Further it is important as a precondition, or at least concomitant, of
the acceptance of moral considerations in directing their knowledge production
that these physicists also blame themselves for holding too tightly to
their disciplinary orientation, now urging instead "maximizing our
impact on the world around us" -- a sentiment to which Richard Rorty
long since accustomed humanistic scholarship.

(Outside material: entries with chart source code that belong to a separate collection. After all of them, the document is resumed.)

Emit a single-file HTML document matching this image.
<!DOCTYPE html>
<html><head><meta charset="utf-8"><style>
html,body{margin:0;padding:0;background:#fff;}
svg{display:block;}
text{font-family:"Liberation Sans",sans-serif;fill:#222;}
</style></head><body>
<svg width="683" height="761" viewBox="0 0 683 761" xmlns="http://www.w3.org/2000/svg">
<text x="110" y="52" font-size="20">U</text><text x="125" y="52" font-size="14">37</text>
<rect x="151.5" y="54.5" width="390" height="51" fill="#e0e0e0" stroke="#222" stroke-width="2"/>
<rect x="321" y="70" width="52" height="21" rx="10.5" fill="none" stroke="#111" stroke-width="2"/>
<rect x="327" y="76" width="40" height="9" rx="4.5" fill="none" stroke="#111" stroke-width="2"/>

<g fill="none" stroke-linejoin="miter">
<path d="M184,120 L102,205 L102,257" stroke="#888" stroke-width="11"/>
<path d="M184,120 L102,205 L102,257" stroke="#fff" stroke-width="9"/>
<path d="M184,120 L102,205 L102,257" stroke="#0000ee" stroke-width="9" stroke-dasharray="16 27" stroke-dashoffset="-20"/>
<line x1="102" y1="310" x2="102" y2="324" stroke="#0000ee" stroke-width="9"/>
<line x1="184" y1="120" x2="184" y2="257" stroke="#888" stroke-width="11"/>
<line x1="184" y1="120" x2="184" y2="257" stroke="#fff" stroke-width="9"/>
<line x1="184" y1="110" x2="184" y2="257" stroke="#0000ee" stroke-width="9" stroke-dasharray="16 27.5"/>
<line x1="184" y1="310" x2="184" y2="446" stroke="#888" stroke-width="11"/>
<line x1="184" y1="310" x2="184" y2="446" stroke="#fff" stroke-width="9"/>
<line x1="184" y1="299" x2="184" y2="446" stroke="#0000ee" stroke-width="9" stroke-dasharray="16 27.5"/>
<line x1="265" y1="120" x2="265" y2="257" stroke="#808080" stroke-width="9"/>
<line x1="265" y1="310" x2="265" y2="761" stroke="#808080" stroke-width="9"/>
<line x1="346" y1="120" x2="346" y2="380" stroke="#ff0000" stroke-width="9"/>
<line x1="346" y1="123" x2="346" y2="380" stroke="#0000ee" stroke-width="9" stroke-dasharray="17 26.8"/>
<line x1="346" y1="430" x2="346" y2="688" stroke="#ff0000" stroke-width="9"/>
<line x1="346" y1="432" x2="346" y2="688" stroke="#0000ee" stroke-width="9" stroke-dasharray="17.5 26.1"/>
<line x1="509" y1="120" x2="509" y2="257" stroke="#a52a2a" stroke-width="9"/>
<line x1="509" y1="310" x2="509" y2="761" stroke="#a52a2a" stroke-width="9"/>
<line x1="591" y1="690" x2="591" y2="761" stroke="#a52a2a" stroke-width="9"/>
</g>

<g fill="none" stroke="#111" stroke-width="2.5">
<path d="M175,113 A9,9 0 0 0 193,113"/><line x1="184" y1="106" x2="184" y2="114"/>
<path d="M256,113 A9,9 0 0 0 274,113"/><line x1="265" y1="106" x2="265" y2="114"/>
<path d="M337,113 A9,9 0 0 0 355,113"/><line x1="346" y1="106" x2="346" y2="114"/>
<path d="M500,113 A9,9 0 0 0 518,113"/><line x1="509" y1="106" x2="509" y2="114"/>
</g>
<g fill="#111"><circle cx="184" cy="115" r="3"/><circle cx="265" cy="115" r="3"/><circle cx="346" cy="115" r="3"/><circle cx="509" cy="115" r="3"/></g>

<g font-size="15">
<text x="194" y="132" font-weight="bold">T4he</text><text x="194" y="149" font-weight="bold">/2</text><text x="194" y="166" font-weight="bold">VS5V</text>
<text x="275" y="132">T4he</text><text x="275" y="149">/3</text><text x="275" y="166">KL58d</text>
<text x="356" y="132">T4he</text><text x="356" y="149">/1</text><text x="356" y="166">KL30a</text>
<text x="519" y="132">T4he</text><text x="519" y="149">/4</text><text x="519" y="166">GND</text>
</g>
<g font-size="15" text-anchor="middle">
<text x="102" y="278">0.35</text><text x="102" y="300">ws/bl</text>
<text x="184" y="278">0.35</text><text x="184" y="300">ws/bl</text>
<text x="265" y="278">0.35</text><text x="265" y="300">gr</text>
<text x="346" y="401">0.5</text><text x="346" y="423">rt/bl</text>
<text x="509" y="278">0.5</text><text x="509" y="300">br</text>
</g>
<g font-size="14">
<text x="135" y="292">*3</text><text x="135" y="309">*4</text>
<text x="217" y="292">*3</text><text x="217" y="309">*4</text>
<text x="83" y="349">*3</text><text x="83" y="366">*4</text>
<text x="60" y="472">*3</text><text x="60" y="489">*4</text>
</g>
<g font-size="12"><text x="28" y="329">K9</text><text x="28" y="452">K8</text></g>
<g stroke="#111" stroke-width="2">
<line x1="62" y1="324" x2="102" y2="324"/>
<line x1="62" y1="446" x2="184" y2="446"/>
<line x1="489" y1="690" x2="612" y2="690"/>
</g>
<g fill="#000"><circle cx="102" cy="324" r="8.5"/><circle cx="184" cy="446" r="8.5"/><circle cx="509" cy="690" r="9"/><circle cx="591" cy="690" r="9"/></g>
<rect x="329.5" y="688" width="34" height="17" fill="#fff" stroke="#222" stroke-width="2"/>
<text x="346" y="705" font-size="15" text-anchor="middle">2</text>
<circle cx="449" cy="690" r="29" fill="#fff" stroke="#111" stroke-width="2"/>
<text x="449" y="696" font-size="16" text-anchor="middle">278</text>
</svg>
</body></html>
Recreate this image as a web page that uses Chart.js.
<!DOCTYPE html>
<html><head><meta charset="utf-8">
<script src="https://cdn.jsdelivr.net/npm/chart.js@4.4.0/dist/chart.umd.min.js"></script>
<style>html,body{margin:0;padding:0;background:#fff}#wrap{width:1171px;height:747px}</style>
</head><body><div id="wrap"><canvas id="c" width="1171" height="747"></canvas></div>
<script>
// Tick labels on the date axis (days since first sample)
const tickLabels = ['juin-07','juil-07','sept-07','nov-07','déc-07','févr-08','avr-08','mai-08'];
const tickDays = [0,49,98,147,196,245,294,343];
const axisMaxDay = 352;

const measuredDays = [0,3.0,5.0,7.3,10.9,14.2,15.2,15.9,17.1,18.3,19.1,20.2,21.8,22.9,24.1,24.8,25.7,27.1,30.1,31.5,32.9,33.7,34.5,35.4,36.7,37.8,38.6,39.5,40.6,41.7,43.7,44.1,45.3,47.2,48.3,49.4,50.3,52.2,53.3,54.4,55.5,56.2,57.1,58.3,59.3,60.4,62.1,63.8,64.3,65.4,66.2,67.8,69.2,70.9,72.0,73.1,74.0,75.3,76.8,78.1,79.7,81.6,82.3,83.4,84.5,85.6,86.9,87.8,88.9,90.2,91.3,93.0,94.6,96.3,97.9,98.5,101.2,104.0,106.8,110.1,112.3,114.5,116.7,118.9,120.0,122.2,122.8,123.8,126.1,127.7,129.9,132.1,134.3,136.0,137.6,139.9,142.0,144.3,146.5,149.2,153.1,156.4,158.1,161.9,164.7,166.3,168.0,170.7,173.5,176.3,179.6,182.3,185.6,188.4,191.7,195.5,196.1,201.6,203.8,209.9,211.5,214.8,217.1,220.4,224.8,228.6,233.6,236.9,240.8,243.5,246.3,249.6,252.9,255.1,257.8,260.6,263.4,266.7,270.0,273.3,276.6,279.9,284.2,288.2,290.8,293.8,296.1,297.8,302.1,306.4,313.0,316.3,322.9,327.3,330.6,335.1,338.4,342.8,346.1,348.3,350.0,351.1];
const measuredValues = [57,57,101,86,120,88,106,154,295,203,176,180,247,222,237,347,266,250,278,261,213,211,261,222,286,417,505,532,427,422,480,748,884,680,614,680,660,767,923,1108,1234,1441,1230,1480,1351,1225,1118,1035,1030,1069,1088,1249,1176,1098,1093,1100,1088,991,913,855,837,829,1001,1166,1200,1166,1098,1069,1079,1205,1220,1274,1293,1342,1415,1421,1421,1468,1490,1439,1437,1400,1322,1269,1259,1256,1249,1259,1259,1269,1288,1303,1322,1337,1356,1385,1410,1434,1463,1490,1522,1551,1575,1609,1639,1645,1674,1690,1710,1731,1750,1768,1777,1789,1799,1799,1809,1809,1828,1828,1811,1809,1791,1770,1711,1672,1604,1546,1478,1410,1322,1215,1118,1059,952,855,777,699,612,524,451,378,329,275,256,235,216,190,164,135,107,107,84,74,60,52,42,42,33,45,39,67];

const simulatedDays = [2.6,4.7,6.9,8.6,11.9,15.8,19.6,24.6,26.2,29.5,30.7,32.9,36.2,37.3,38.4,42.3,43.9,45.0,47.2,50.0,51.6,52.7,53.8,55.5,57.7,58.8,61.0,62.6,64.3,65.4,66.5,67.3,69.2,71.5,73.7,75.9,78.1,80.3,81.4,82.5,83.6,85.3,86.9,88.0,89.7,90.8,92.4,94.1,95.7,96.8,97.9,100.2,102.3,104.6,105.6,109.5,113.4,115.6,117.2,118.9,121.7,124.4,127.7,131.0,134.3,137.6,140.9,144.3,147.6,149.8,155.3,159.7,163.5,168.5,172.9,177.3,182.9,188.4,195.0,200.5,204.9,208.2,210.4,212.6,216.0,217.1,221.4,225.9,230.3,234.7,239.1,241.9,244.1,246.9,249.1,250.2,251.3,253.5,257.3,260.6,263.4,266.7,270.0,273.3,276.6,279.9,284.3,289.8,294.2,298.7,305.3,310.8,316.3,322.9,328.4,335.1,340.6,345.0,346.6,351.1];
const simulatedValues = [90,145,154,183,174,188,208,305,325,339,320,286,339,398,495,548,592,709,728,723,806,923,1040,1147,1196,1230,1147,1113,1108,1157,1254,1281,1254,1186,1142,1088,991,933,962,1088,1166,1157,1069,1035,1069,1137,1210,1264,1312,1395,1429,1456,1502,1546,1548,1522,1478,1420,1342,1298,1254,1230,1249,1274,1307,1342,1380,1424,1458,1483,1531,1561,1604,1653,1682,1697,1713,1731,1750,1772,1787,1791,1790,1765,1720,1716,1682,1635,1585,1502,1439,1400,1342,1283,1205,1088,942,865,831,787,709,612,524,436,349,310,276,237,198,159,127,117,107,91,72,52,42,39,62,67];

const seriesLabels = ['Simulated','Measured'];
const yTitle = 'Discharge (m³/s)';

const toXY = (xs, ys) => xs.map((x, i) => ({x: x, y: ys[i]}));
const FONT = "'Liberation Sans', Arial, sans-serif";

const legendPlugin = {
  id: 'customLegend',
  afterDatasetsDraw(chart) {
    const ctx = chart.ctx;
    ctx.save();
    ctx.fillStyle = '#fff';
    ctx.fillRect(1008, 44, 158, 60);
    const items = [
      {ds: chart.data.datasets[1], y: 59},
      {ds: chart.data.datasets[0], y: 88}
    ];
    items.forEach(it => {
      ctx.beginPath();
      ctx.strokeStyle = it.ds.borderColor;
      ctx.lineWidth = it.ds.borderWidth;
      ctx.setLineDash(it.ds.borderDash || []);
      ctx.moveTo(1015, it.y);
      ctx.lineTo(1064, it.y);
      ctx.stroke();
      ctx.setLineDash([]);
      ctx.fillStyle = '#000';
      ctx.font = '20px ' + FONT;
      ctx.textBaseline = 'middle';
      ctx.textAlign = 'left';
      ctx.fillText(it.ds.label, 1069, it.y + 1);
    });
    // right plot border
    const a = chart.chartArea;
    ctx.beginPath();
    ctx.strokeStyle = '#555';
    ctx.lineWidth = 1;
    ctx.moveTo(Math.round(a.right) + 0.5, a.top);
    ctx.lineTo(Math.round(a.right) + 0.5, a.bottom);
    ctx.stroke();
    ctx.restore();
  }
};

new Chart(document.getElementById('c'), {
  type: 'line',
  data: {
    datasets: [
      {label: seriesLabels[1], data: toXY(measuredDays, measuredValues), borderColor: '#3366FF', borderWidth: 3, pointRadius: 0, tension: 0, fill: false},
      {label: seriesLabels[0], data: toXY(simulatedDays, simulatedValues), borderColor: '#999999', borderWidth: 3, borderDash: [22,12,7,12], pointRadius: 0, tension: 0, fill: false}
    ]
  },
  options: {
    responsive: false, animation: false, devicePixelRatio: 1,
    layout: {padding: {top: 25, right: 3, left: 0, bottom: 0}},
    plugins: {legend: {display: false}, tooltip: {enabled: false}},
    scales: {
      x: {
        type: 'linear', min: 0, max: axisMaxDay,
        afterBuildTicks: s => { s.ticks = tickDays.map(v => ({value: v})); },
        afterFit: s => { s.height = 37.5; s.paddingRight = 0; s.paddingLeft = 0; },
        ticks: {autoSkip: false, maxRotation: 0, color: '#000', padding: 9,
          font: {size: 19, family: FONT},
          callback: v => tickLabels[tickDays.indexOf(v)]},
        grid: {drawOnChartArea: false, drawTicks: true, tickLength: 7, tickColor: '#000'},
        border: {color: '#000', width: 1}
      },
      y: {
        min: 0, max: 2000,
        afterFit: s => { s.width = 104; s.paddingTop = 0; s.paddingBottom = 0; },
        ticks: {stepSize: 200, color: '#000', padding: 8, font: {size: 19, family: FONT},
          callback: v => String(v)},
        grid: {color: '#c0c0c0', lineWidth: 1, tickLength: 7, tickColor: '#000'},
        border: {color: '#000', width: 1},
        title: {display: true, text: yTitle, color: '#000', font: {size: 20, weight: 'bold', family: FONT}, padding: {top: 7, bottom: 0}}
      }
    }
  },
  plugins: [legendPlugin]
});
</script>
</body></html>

But if the notion of a unique, universal, transcendent truth is now incredible,
if the scientific disciplines have now lost much of their legitimacy, and
the hierarchical ranking of them in scales of abstract-practical or pure-applied
has lost nearly all its authority, a 'space' is thereby opened for moral
judgements. Furthermore, in postmodernity the act of making moral judgements
is so much less threatening, not merely because their unavoidable relativity
is implicitly accepted, but also because the need for an unambiguously
clean conscience (purity!), which seemed so urgent in modernity, now appears
hopelessly unrealistic. It is here, on the ground of the moral, that scientists
and the humanists come together in this post-epistemologic era. Whatever
differences there may be in the epistemic status of what respectively they
call knowledge, whether really true as the paladins insist, or mere social
conventions as their btes noires contend, are now both felt to be undecidable
and thought to be irrelevant, beside the point. The main point, in postmodernity,
is at best a moral point, at worst a callous, feckless, disingenuous, or
simply corrupt 'bottom line' disguising itself as a moral stance. In any
case, moral grounds are all there are. They admit of innumerable distinctions
and divisions, but hardly one between the sciences and the humanities.